STATED PROBLEM:
Return all of the data exactly as written, without the pictures.
--- BEGIN GIVEN DATA ---
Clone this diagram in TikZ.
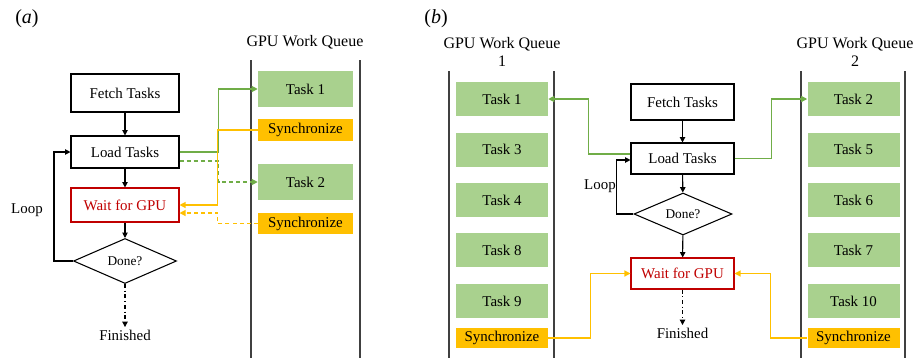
\documentclass[tikz,border=0pt]{standalone}
\usepackage{fontspec}
\setmainfont{Liberation Serif}
\usetikzlibrary{shapes.geometric,arrows.meta,calc}
\definecolor{taskfill}{HTML}{A9D18E}
\definecolor{syncfill}{HTML}{FFC000}
\definecolor{linegreen}{HTML}{70AD47}
\definecolor{lineyellow}{HTML}{FFC000}
\definecolor{waitred}{HTML}{C00000}
\definecolor{queuegray}{HTML}{404040}
\begin{document}
\begin{tikzpicture}[x=0.75pt,y=-0.75pt,
  txt/.style={font=\fontsize{11.2}{13}\selectfont},
  box/.style={txt, draw, line width=0.8pt, inner sep=0, minimum width=81pt},
  waitbox/.style={box, draw=waitred, text=waitred},
  decision/.style={draw, diamond, line width=0.8pt, inner sep=0, aspect=2.3, font=\fontsize{10}{12}\selectfont},
  task/.style={txt, fill=taskfill, inner sep=0, minimum height=25.5pt},
  sync/.style={txt, fill=syncfill, inner sep=0, minimum height=15.5pt},
  qtitle/.style={align=center, font=\fontsize{12}{13.5}\selectfont},
  qline/.style={draw=queuegray, line width=0.9pt},
  flow/.style={line width=0.8pt, -{Triangle[length=4pt,width=4pt]}},
  green/.style={draw=linegreen, line width=0.9pt, -{Triangle[length=4.5pt,width=4.5pt]}},
  yellow/.style={draw=lineyellow, line width=0.9pt, -{Triangle[length=4.5pt,width=4.5pt]}},
  dashline/.style={dash pattern=on 3pt off 2.3pt},
  finish/.style={line width=0.8pt, dash dot, -{Triangle[length=4pt,width=4pt]}}]
\useasboundingbox (0,0) rectangle (917,358);

% (a) one work queue
\node[font=\fontsize{15}{17}\selectfont] (labela) at (27,19) {(\textit{a})};
\node[qtitle] (qa) at (305,42) {GPU Work Queue};
\draw[qline] (251,60) -- (251,358);
\draw[qline] (360,60) -- (360,358);

\node[box, minimum height=28.5pt] (fetch) at (125,93) {Fetch Tasks};
\node[box, minimum height=24pt] (load) at (125,152) {Load Tasks};
\node[waitbox, minimum height=25.5pt] (wait) at (125,205) {Wait for GPU};
\node[decision, minimum width=77.25pt, minimum height=33.75pt] (done) at (125,261) {Done?};
\node[txt] (fin) at (125,335) {Finished};
\node[txt] (loop) at (27,210) {Loop};

\node[task, minimum width=71.25pt, minimum height=27pt] (t1) at (305.5,89) {Task 1};
\node[sync, minimum width=71.25pt, minimum height=16.5pt] (s1) at (305.5,130) {Synchronize};
\node[task, minimum width=71.25pt, minimum height=27pt] (t2) at (305.5,182) {Task 2};
\node[sync, minimum width=71.25pt, minimum height=16pt] (s2) at (305.5,223.5) {Synchronize};

\draw[flow] (fetch) -- (load);
\draw[flow] (load) -- (wait);
\draw[flow] (wait) -- (done);
\draw[finish] (done.south) -- ($(fin.north)+(0,2)$);
\draw[flow] (done.west) -- ++(-19,0) |- (load.west);

\draw[green] (load.east) -- ++(39,0) |- (t1.west);
\draw[green, dashline] ($(load.east)+(0,9)$) -- ++(39,0) |- (t2.west);
\draw[yellow] (s1.west) -- ++(-40,0) |- (wait.east);
\draw[yellow, dashline] (s2.west) -- ++(-40,0) |- ($(wait.east)+(0,8)$);

% (b) two work queues
\node[font=\fontsize{15}{17}\selectfont] (labelb) at (436,19) {(\textit{b})};
\node[qtitle] (qb1) at (502,52) {GPU Work Queue\\1};
\node[qtitle] (qb2) at (855,52) {GPU Work Queue\\2};
\draw[qline] (449,71) -- (449,358);
\draw[qline] (554,71) -- (554,358);
\draw[qline] (801,71) -- (801,358);
\draw[qline] (905,71) -- (905,358);

\node[box, minimum width=77.25pt, minimum height=27pt] (fetchb) at (682.5,102) {Fetch Tasks};
\node[box, minimum width=77.25pt, minimum height=23.25pt] (loadb) at (682.5,158.5) {Load Tasks};
\node[decision, minimum width=73.5pt, minimum height=31.5pt] (doneb) at (683,214) {Done?};
\node[waitbox, minimum width=77.25pt, minimum height=23.25pt] (waitb) at (682.5,273.5) {Wait for GPU};
\node[txt] (finb) at (682.5,333) {Finished};
\node[txt] (loopb) at (600,186) {Loop};

\foreach \name/\lbl/\ypos in {b1/Task 1/99, b3/Task 3/149.5, b4/Task 4/200, b8/Task 8/250, b9/Task 9/301}
  \node[task, minimum width=69pt] (\name) at (502,\ypos) {\lbl};
\foreach \name/\lbl/\ypos in {b2/Task 2/99, b5/Task 5/149.5, b6/Task 6/200, b7/Task 7/250, b10/Task 10/301}
  \node[task, minimum width=69pt] (\name) at (853.5,\ypos) {\lbl};
\node[sync, minimum width=69pt] (bs1) at (502,338) {Synchronize};
\node[sync, minimum width=69pt] (bs2) at (853.5,338) {Synchronize};

\draw[flow] (fetchb) -- (loadb);
\draw[flow] (loadb) -- (doneb);
\draw[flow] (doneb) -- (waitb);
\draw[finish] (waitb.south) -- ($(finb.north)+(0,2)$);
\draw[flow] (doneb.west) -- ++(-17,0) |- ($(loadb.west)+(0,1.5)$);

\draw[green] ($(loadb.west)+(0,-4.5)$) -- ++(-42,0) |- (b1.east);
\draw[green] (loadb.east) -- ++(37,0) |- (b2.west);
\draw[yellow] (bs1.east) -- ++(42,0) |- (waitb.west);
\draw[yellow] (bs2.west) -- ++(-37,0) |- (waitb.east);
\end{tikzpicture}
\end{document}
--- END GIVEN DATA ---
TASK OUTPUT:
Clone this diagram in TikZ.
\documentclass[tikz,border=0pt]{standalone}
\usepackage{fontspec}
\setmainfont{Liberation Serif}
\usetikzlibrary{shapes.geometric,arrows.meta,calc}
\definecolor{taskfill}{HTML}{A9D18E}
\definecolor{syncfill}{HTML}{FFC000}
\definecolor{linegreen}{HTML}{70AD47}
\definecolor{lineyellow}{HTML}{FFC000}
\definecolor{waitred}{HTML}{C00000}
\definecolor{queuegray}{HTML}{404040}
\begin{document}
\begin{tikzpicture}[x=0.75pt,y=-0.75pt,
  txt/.style={font=\fontsize{11.2}{13}\selectfont},
  box/.style={txt, draw, line width=0.8pt, inner sep=0, minimum width=81pt},
  waitbox/.style={box, draw=waitred, text=waitred},
  decision/.style={draw, diamond, line width=0.8pt, inner sep=0, aspect=2.3, font=\fontsize{10}{12}\selectfont},
  task/.style={txt, fill=taskfill, inner sep=0, minimum height=25.5pt},
  sync/.style={txt, fill=syncfill, inner sep=0, minimum height=15.5pt},
  qtitle/.style={align=center, font=\fontsize{12}{13.5}\selectfont},
  qline/.style={draw=queuegray, line width=0.9pt},
  flow/.style={line width=0.8pt, -{Triangle[length=4pt,width=4pt]}},
  green/.style={draw=linegreen, line width=0.9pt, -{Triangle[length=4.5pt,width=4.5pt]}},
  yellow/.style={draw=lineyellow, line width=0.9pt, -{Triangle[length=4.5pt,width=4.5pt]}},
  dashline/.style={dash pattern=on 3pt off 2.3pt},
  finish/.style={line width=0.8pt, dash dot, -{Triangle[length=4pt,width=4pt]}}]
\useasboundingbox (0,0) rectangle (917,358);

% (a) one work queue
\node[font=\fontsize{15}{17}\selectfont] (labela) at (27,19) {(\textit{a})};
\node[qtitle] (qa) at (305,42) {GPU Work Queue};
\draw[qline] (251,60) -- (251,358);
\draw[qline] (360,60) -- (360,358);

\node[box, minimum height=28.5pt] (fetch) at (125,93) {Fetch Tasks};
\node[box, minimum height=24pt] (load) at (125,152) {Load Tasks};
\node[waitbox, minimum height=25.5pt] (wait) at (125,205) {Wait for GPU};
\node[decision, minimum width=77.25pt, minimum height=33.75pt] (done) at (125,261) {Done?};
\node[txt] (fin) at (125,335) {Finished};
\node[txt] (loop) at (27,210) {Loop};

\node[task, minimum width=71.25pt, minimum height=27pt] (t1) at (305.5,89) {Task 1};
\node[sync, minimum width=71.25pt, minimum height=16.5pt] (s1) at (305.5,130) {Synchronize};
\node[task, minimum width=71.25pt, minimum height=27pt] (t2) at (305.5,182) {Task 2};
\node[sync, minimum width=71.25pt, minimum height=16pt] (s2) at (305.5,223.5) {Synchronize};

\draw[flow] (fetch) -- (load);
\draw[flow] (load) -- (wait);
\draw[flow] (wait) -- (done);
\draw[finish] (done.south) -- ($(fin.north)+(0,2)$);
\draw[flow] (done.west) -- ++(-19,0) |- (load.west);

\draw[green] (load.east) -- ++(39,0) |- (t1.west);
\draw[green, dashline] ($(load.east)+(0,9)$) -- ++(39,0) |- (t2.west);
\draw[yellow] (s1.west) -- ++(-40,0) |- (wait.east);
\draw[yellow, dashline] (s2.west) -- ++(-40,0) |- ($(wait.east)+(0,8)$);

% (b) two work queues
\node[font=\fontsize{15}{17}\selectfont] (labelb) at (436,19) {(\textit{b})};
\node[qtitle] (qb1) at (502,52) {GPU Work Queue\\1};
\node[qtitle] (qb2) at (855,52) {GPU Work Queue\\2};
\draw[qline] (449,71) -- (449,358);
\draw[qline] (554,71) -- (554,358);
\draw[qline] (801,71) -- (801,358);
\draw[qline] (905,71) -- (905,358);

\node[box, minimum width=77.25pt, minimum height=27pt] (fetchb) at (682.5,102) {Fetch Tasks};
\node[box, minimum width=77.25pt, minimum height=23.25pt] (loadb) at (682.5,158.5) {Load Tasks};
\node[decision, minimum width=73.5pt, minimum height=31.5pt] (doneb) at (683,214) {Done?};
\node[waitbox, minimum width=77.25pt, minimum height=23.25pt] (waitb) at (682.5,273.5) {Wait for GPU};
\node[txt] (finb) at (682.5,333) {Finished};
\node[txt] (loopb) at (600,186) {Loop};

\foreach \name/\lbl/\ypos in {b1/Task 1/99, b3/Task 3/149.5, b4/Task 4/200, b8/Task 8/250, b9/Task 9/301}
  \node[task, minimum width=69pt] (\name) at (502,\ypos) {\lbl};
\foreach \name/\lbl/\ypos in {b2/Task 2/99, b5/Task 5/149.5, b6/Task 6/200, b7/Task 7/250, b10/Task 10/301}
  \node[task, minimum width=69pt] (\name) at (853.5,\ypos) {\lbl};
\node[sync, minimum width=69pt] (bs1) at (502,338) {Synchronize};
\node[sync, minimum width=69pt] (bs2) at (853.5,338) {Synchronize};

\draw[flow] (fetchb) -- (loadb);
\draw[flow] (loadb) -- (doneb);
\draw[flow] (doneb) -- (waitb);
\draw[finish] (waitb.south) -- ($(finb.north)+(0,2)$);
\draw[flow] (doneb.west) -- ++(-17,0) |- ($(loadb.west)+(0,1.5)$);

\draw[green] ($(loadb.west)+(0,-4.5)$) -- ++(-42,0) |- (b1.east);
\draw[green] (loadb.east) -- ++(37,0) |- (b2.west);
\draw[yellow] (bs1.east) -- ++(42,0) |- (waitb.west);
\draw[yellow] (bs2.west) -- ++(-37,0) |- (waitb.east);
\end{tikzpicture}
\end{document}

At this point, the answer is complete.